UPCEL 2024: Paula Wood explores how films communicate meanings beyond the verbal mode
Our team member Paula Wood participated in the 5th International UCM Predoctoral Conference on English Linguistics (UPCEL), celebrated on the 23rd-24th January 2024 at the Universidad Complutense de Madrid (Spain). In her talk, titled “Beyond the verbal mode: Analysing audiovisual materials for the EFL classroom”, she presented her corpus of films and series for the English as a Foreign Language classroom and she explored the results of the multimodal analysis of two scenes from the film Hidden Figures.

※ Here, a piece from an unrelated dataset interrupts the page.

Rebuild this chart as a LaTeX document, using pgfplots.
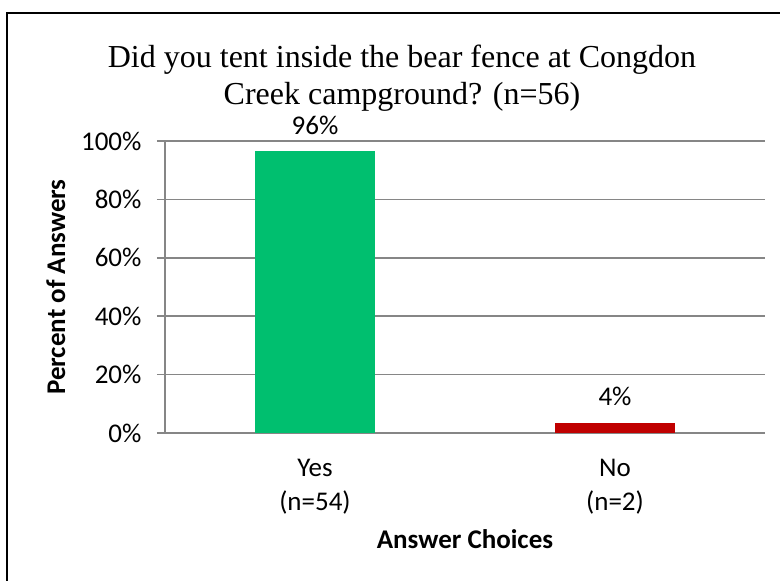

She then offered different exploitation suggestions based on these results, aimed at developing students’ multimodal communicative competence and their linguistic, visual and media literacy skills.
The full abstract of her talk can be consulted as follows:
Beyond the verbal mode: Analysing audiovisual materials for the EFL classroom
It is well attested that communication has evolved during the last decades due to the advances in technology and the media. Teenagers today regularly engage with audiovisual texts in their daily lives and are great consumers of films and series in particular due to the rise of numerous streaming platforms. Films and series, as multimodal ensembles, orchestrate diverse modes to make meaning (Serafini 2014). Because of their multimodal nature, and because of their benefits as a source of simulated naturalistic speech (Bednarek 2018), many teachers have currently normalised their use in their English as a Foreign Language (EFL) lessons. In order to ensure the message is fully understood, not only attention to the verbal mode (that is, the dialogue) needs to be paid, but also to other modes (visual, aural, gestural, spatial) involved. Such combination of modes should inform the exploitation of these audiovisual materials in the EFL classroom (Donaghy 2019).

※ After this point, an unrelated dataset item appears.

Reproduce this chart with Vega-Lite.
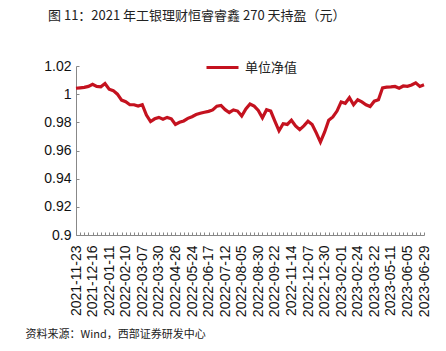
{
  "$schema": "https://vega.github.io/schema/vega-lite/v6.json",
  "width": 348,
  "height": 169,
  "autosize": {"type": "none"},
  "padding": {"left": 76, "top": 66, "right": 22, "bottom": 116},
  "background": "white",
  "config": {"view": {"stroke": null}, "font": "Liberation Sans"},
  "title": {
    "text": "图 11：2021 年工银理财恒睿睿鑫 270 天持盈（元）",
    "anchor": "start",
    "frame": "group",
    "dx": -28,
    "dy": 3,
    "offset": 30,
    "fontSize": 13,
    "fontWeight": "normal",
    "font": "Noto Sans CJK SC",
    "color": "#222222"
  },
  "data": {
    "values": [
      {"date": "2021-11-23", "value": 1.0042},
      {"date": "2021-11-29", "value": 1.0045},
      {"date": "2021-12-03", "value": 1.0048},
      {"date": "2021-12-10", "value": 1.0055},
      {"date": "2021-12-16", "value": 1.0070},
      {"date": "2021-12-22", "value": 1.0055},
      {"date": "2021-12-28", "value": 1.0052},
      {"date": "2022-01-05", "value": 1.0075},
      {"date": "2022-01-11", "value": 1.0035},
      {"date": "2022-01-18", "value": 1.0025},
      {"date": "2022-01-25", "value": 1.0000},
      {"date": "2022-02-07", "value": 0.9958},
      {"date": "2022-02-10", "value": 0.9947},
      {"date": "2022-02-16", "value": 0.9925},
      {"date": "2022-02-22", "value": 0.9925},
      {"date": "2022-03-01", "value": 0.9915},
      {"date": "2022-03-07", "value": 0.9925},
      {"date": "2022-03-14", "value": 0.9852},
      {"date": "2022-03-18", "value": 0.9806},
      {"date": "2022-03-24", "value": 0.9825},
      {"date": "2022-03-30", "value": 0.9835},
      {"date": "2022-04-07", "value": 0.9822},
      {"date": "2022-04-13", "value": 0.9835},
      {"date": "2022-04-20", "value": 0.9825},
      {"date": "2022-04-26", "value": 0.9785},
      {"date": "2022-05-05", "value": 0.9800},
      {"date": "2022-05-11", "value": 0.9810},
      {"date": "2022-05-17", "value": 0.9828},
      {"date": "2022-05-24", "value": 0.9840},
      {"date": "2022-05-30", "value": 0.9855},
      {"date": "2022-06-06", "value": 0.9865},
      {"date": "2022-06-10", "value": 0.9872},
      {"date": "2022-06-17", "value": 0.9878},
      {"date": "2022-06-23", "value": 0.9888},
      {"date": "2022-06-29", "value": 0.9915},
      {"date": "2022-07-06", "value": 0.9920},
      {"date": "2022-07-12", "value": 0.9890},
      {"date": "2022-07-18", "value": 0.9870},
      {"date": "2022-07-25", "value": 0.9888},
      {"date": "2022-07-29", "value": 0.9880},
      {"date": "2022-08-05", "value": 0.9845},
      {"date": "2022-08-11", "value": 0.9895},
      {"date": "2022-08-17", "value": 0.9930},
      {"date": "2022-08-23", "value": 0.9915},
      {"date": "2022-08-30", "value": 0.9885},
      {"date": "2022-09-05", "value": 0.9832},
      {"date": "2022-09-09", "value": 0.9890},
      {"date": "2022-09-16", "value": 0.9880},
      {"date": "2022-09-22", "value": 0.9808},
      {"date": "2022-09-29", "value": 0.9740},
      {"date": "2022-10-17", "value": 0.9790},
      {"date": "2022-10-31", "value": 0.9785},
      {"date": "2022-11-14", "value": 0.9815},
      {"date": "2022-11-18", "value": 0.9775},
      {"date": "2022-11-24", "value": 0.9748},
      {"date": "2022-11-30", "value": 0.9775},
      {"date": "2022-12-07", "value": 0.9808},
      {"date": "2022-12-13", "value": 0.9785},
      {"date": "2022-12-19", "value": 0.9725},
      {"date": "2022-12-23", "value": 0.9660},
      {"date": "2022-12-30", "value": 0.9730},
      {"date": "2023-01-09", "value": 0.9815},
      {"date": "2023-01-17", "value": 0.9838},
      {"date": "2023-01-20", "value": 0.9880},
      {"date": "2023-02-01", "value": 0.9945},
      {"date": "2023-02-07", "value": 0.9935},
      {"date": "2023-02-13", "value": 0.9975},
      {"date": "2023-02-17", "value": 0.9925},
      {"date": "2023-02-24", "value": 0.9960},
      {"date": "2023-03-02", "value": 0.9945},
      {"date": "2023-03-08", "value": 0.9925},
      {"date": "2023-03-15", "value": 0.9912},
      {"date": "2023-03-22", "value": 0.9950},
      {"date": "2023-04-04", "value": 0.9960},
      {"date": "2023-04-17", "value": 1.0045},
      {"date": "2023-04-27", "value": 1.0050},
      {"date": "2023-05-11", "value": 1.0052},
      {"date": "2023-05-17", "value": 1.0055},
      {"date": "2023-05-24", "value": 1.0042},
      {"date": "2023-05-30", "value": 1.0058},
      {"date": "2023-06-05", "value": 1.0056},
      {"date": "2023-06-12", "value": 1.0065},
      {"date": "2023-06-19", "value": 1.0080},
      {"date": "2023-06-25", "value": 1.0055},
      {"date": "2023-06-29", "value": 1.0066}
    ]
  },
  "mark": {"type": "line", "strokeWidth": 3.2, "interpolate": "linear"},
  "encoding": {
    "x": {
      "field": "date",
      "type": "ordinal",
      "sort": null,
      "scale": {"type": "point", "padding": 0},
      "axis": {
        "title": "资料来源：Wind，西部证券研发中心",
        "titleFont": "Noto Sans CJK SC",
        "titleFontSize": 11,
        "titleFontWeight": "normal",
        "titleColor": "#222222",
        "titleAnchor": "start",
        "titleAlign": "left",
        "titleBaseline": "middle",
        "titleX": -51,
        "titleY": 99,
        "labelExpr": "indexof(domain('x'), datum.value) % 4 == 0 ? datum.value : ''",
        "labelAngle": -90,
        "labelAlign": "right",
        "labelBaseline": "middle",
        "labelFontSize": 14,
        "labelColor": "#111111",
        "labelOverlap": false,
        "labelBound": false,
        "labelPadding": 13,
        "tickSize": -3,
        "tickColor": "#888888",
        "domainColor": "#888888",
        "grid": false
      }
    },
    "y": {
      "field": "value",
      "type": "quantitative",
      "scale": {"domain": [0.9, 1.02], "zero": false, "nice": false},
      "axis": {
        "title": null,
        "values": [0.9, 0.92, 0.94, 0.96, 0.98, 1, 1.02],
        "format": ".2~f",
        "labelFontSize": 14,
        "labelColor": "#111111",
        "labelPadding": 8,
        "tickSize": -3,
        "tickColor": "#888888",
        "domainColor": "#888888",
        "grid": false
      }
    },
    "color": {
      "datum": "单位净值",
      "type": "nominal",
      "scale": {"range": ["#C4121F"]},
      "legend": {
        "title": null,
        "orient": "none",
        "legendX": 129,
        "legendY": -16,
        "symbolType": "stroke",
        "symbolSize": 1024,
        "symbolStrokeWidth": 3,
        "labelFont": "Noto Sans CJK SC",
        "labelFontSize": 13,
        "labelColor": "#222222",
        "labelOffset": 5
      }
    }
  }
}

In this paper I will present my corpus CAMELLS (Corpus of Audiovisual Materials for English Language Learning in Secondary), which encompasses a selection of films and series and scenes from them for each academic year of the Secondary Education EFL classroom. In particular in this paper I will aim to answer the following questions: How can we analyse audiovisual texts beyond the verbal mode? Which are the salient verbal and non-verbal modes in the scenes analysed and how do they combine to create meaning? How can the analysis be used for EFL learning?
Drawing on Kress & van Leeuwen (2006) and Norris (2004), a taxonomy used for the multimodal analysis of these materials is proposed and illustrated with a sample of scenes, in which it becomes clear how meaning is made using different modes and how some of them prevail over the others. This analysis is carried out through the software NVivo12. As it will be seen, the results obtained in terms of the most salient modes in the scenes should inform their exploitation in the classroom to develop students’ multimodal communicative competence and their multiliteracies (Cope & Kalantzis 2015).